The plan comes with a tight timeline. To kick off its reinvention, Fluoresentric launched XCR Dx in May, to license the technology alongside a handheld diagnostic device running the XCR chemistry. Next will come a “modest financing round of about $1.5 million,” and then another push to license both the chemistry and device for human diagnostic applications, Olson tells Diagnostics World. If everything goes smoothly, he plans to engage the FDA for a clinical trial by December, have the technology approved in mid-March, and secure a CLIA waiver for use at the point of care by the summer of 2016.

“With that CLIA waiver we’ll have the industry’s first, less than 15-minute, sample-to-answer molecular diagnostic solution at the point of care,” Olson said. “That’s the holy grail within this industry.”

It’s a well-executed pitch, and one that convinced the judges at the Swimming With The Sharks event this February, in the first of what will become an annual feature at the Tri-Conference. The panel of judges comprised Mark Boguski (Genome Health Solutions); Paul D. Grossman (Telegraph Hill Partners); Stan Rose (Transplant Genomics); Enrico Picozza (HLM Venture Partners); Harry Glorikian, Healthcare Consultant; and Chris Heid (Berkeley Angel Investors). They unanimously selected Fluoresentric as the 2015 Tri-Con Most Promising Company.

The competition doesn’t include a cash prize, but winners do have access to a consulting package and benefit from the exposure, which Olson believes is extremely valuable.

“The first thing I saw was that every one of the judges who are filthy rich venture capitalists in the PCR industry came to me with their business cards in hand and were interested in doing business with us,” Olson said. “We’ve since followed through on a couple of those cases, and one of their investment firms is interested in placement on the first round of financing.”

The experience was also a lot fun, Olson said. (The judges agreed; each one is returning to judge the 2016 competition.) When asked for advice for the 2016 contenders, Olson distilled his message to one word: “Practice!”

“I thought there were several companies with very, very interesting and commercially viable technologies that did not present well. They did not keep to the timeframe, their slides had too many words, and they did not have an ability to communicate the message adequately,” he said. “I think it was apparent to me and several of the judges that some of these technologies were extremely good technologies, but the pitch and the presentations just didn’t add up to the technology’s significance.”

That penchant for highlighting the essential value of a new technology is what turns promising science into a promising business. Companies planning to test their mettle in the 2016 competition will have some time to work on their presentations before the Tri-Conference in March, but the deadline for entries is around the corner, on August 28, 2015.

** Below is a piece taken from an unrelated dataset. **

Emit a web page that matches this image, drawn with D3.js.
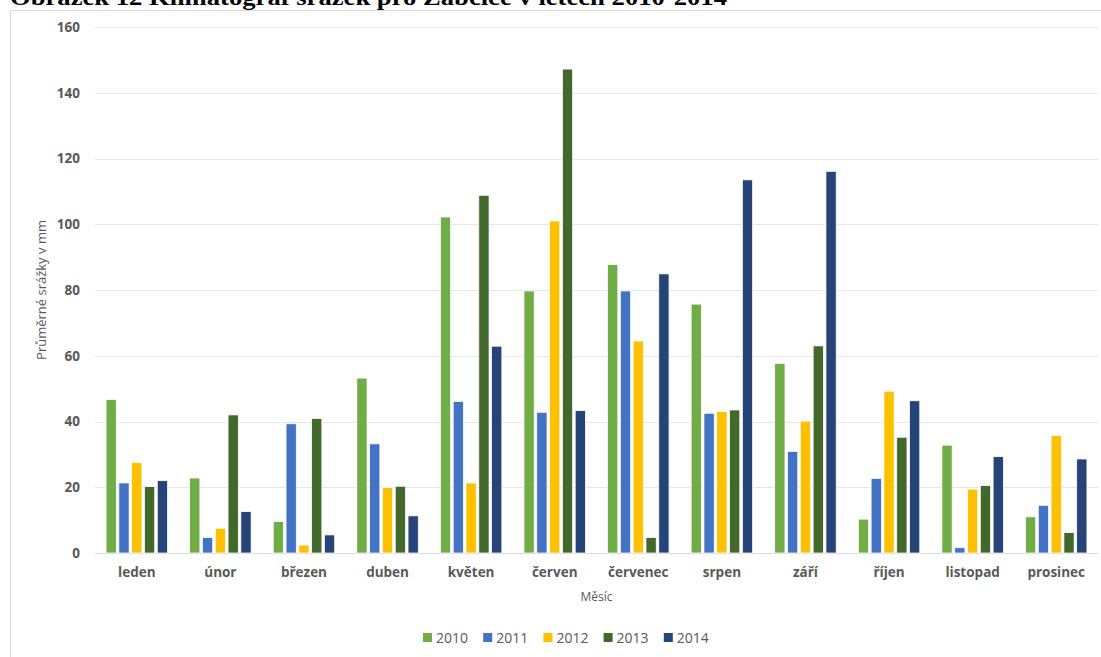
<!DOCTYPE html>
<html>
<head>
<meta charset="utf-8">
<script src="https://cdn.jsdelivr.net/npm/d3@7"></script>
<style>
  body { margin: 0; background: #fff; overflow: hidden; }
  svg { display: block; }
</style>
</head>
<body>
<div id="chart"></div>
<script>
// monthly precipitation (mm), Žabčice 2010-2014
const months = ["leden", "únor", "březen", "duben", "květen", "červen",
  "červenec", "srpen", "září", "říjen", "listopad", "prosinec"];
const years = ["2010", "2011", "2012", "2013", "2014"];
const colors = ["#70ad47", "#4472c4", "#ffc000", "#43682b", "#264478"];

const rain2010 = [46.7, 22.8, 9.6, 53.2, 102.2, 79.7, 87.7, 75.7, 57.7, 10.3, 32.8, 11.0];
const rain2011 = [21.3, 4.7, 39.3, 33.2, 46.1, 42.8, 79.7, 42.5, 30.9, 22.7, 1.6, 14.5];
const rain2012 = [27.5, 7.5, 2.4, 19.9, 21.3, 101.0, 64.5, 43.0, 40.1, 49.2, 19.4, 35.7];
const rain2013 = [20.2, 42.0, 40.9, 20.3, 108.8, 147.2, 4.7, 43.5, 63.0, 35.2, 20.5, 6.2];
const rain2014 = [22.0, 12.6, 5.5, 11.3, 62.9, 43.3, 84.9, 113.5, 116.1, 46.3, 29.3, 28.6];
const series = [rain2010, rain2011, rain2012, rain2013, rain2014];
const yTicks = [0, 20, 40, 60, 80, 100, 120, 140, 160];

const W = 1101, H = 657;
const margin = { top: 27, right: 3, bottom: 104, left: 95 };
const innerW = W - margin.left - margin.right;
const innerH = H - margin.top - margin.bottom;

const svg = d3.select("#chart").append("svg")
  .attr("width", W)
  .attr("height", H);

// chart frame: only top and left edges are inside the picture
svg.append("line")
  .attr("x1", 10.5).attr("x2", W).attr("y1", 10.5).attr("y2", 10.5)
  .attr("stroke", "#d9d9d9");
svg.append("line")
  .attr("x1", 10.5).attr("x2", 10.5).attr("y1", 10.5).attr("y2", H)
  .attr("stroke", "#d9d9d9");

// figure caption, cut by the top edge like in the source
const cap = svg.append("text")
  .attr("x", 10).attr("y", 5)
  .style("font-family", "'Liberation Serif', 'Times New Roman', serif")
  .style("font-weight", "bold")
  .style("font-size", "24px")
  .attr("fill", "#000")
  .text("Obrázek 12 Klimatograf srážek pro Žabčice v letech 2010-2014");
cap.attr("textLength", 717).attr("lengthAdjust", "spacingAndGlyphs");

const g = svg.append("g")
  .attr("transform", `translate(${margin.left},${margin.top})`);

const x0 = d3.scaleBand().domain(months).range([0, innerW])
  .paddingInner(0.234).paddingOuter(0.117);
const x1 = d3.scaleBand().domain(years).range([0, x0.bandwidth()])
  .paddingInner(0.2).paddingOuter(0.1);
const y = d3.scaleLinear().domain([0, 160]).range([innerH, 0]);

// gridlines
g.append("g")
  .selectAll("line")
  .data(yTicks)
  .join("line")
  .attr("x1", 0).attr("x2", innerW)
  .attr("y1", d => Math.round(y(d)) + 0.5)
  .attr("y2", d => Math.round(y(d)) + 0.5)
  .attr("stroke", d => d === 0 ? "#d9d9d9" : "#e6e6e6")
  .attr("stroke-width", 1);

// y tick labels
const yAxis = g.append("g")
  .call(d3.axisLeft(y).tickValues(yTicks).tickSize(0).tickPadding(15));
yAxis.select(".domain").remove();
yAxis.selectAll("text")
  .style("font-family", "'Open Sans', sans-serif")
  .style("font-weight", "bold")
  .style("font-size", "13.5px")
  .attr("fill", "#595959");

// x tick labels
const xAxis = g.append("g")
  .attr("transform", `translate(0,${innerH})`)
  .call(d3.axisBottom(x0).tickSize(0).tickPadding(14));
xAxis.select(".domain").remove();
xAxis.selectAll("text")
  .style("font-family", "'Open Sans', sans-serif")
  .style("font-weight", "bold")
  .style("font-size", "13.5px")
  .attr("fill", "#595959");

// bars
const groups = g.append("g")
  .selectAll("g")
  .data(months)
  .join("g")
  .attr("transform", d => `translate(${x0(d)},0)`);

groups.selectAll("rect")
  .data((m, i) => years.map((yr, j) => ({ yr, j, v: series[j][i] })))
  .join("rect")
  .attr("x", d => x1(d.yr))
  .attr("y", d => y(d.v))
  .attr("width", x1.bandwidth())
  .attr("height", d => innerH - y(d.v))
  .attr("fill", d => colors[d.j])
  .attr("stroke", "#fff")
  .attr("stroke-width", 0.75);

// axis titles
svg.append("text")
  .attr("transform", `translate(46,${margin.top + innerH / 2}) rotate(-90)`)
  .attr("text-anchor", "middle")
  .style("font-family", "'Open Sans', sans-serif")
  .style("font-size", "13px")
  .attr("fill", "#595959")
  .text("Průměrné srážky v mm");

svg.append("text")
  .attr("x", margin.left + innerW / 2)
  .attr("y", 601)
  .attr("text-anchor", "middle")
  .style("font-family", "'Open Sans', sans-serif")
  .style("font-size", "12px")
  .attr("fill", "#595959")
  .text("Měsíc");

// legend
const legend = svg.append("g")
  .attr("transform", "translate(423,638)");
const item = legend.selectAll("g")
  .data(years)
  .join("g")
  .attr("transform", (d, i) => `translate(${i * 60.2},0)`);
item.append("rect")
  .attr("x", 0).attr("y", -5)
  .attr("width", 9).attr("height", 9)
  .attr("fill", (d, i) => colors[i]);
item.append("text")
  .attr("x", 13).attr("y", 5)
  .style("font-family", "'Open Sans', sans-serif")
  .style("font-size", "14px")
  .attr("fill", "#595959")
  .text(d => d);
</script>
</body>
</html>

From the submissions, twelve semifinalists will be chosen to give five-minute presentations to the judges live at the Molecular Medicine Tri-Conference in San Francisco, on the morning of March 9, 2016. That afternoon, five finalists will give ten-minute pitches, and two winners will be named immediately.

While a new batch of companies refines their slides, Fluoresentric is now focused on orchestration. Within the tight business plan for the XCR Dx spinoff are some open scientific questions ― like what disease indications should lead the company’s assays, and how to design the handheld instrumentation to be simple and repeatable enough to win a CLIA waiver.

“In order to meet our timely deadlines, a lot of the development of our instrumentation is going to have to be conducted by parallel groups,” said Olson. “My hope is the integration of those efforts can be managed effectively. We are excited about the impact this chemistry will have on the industry.”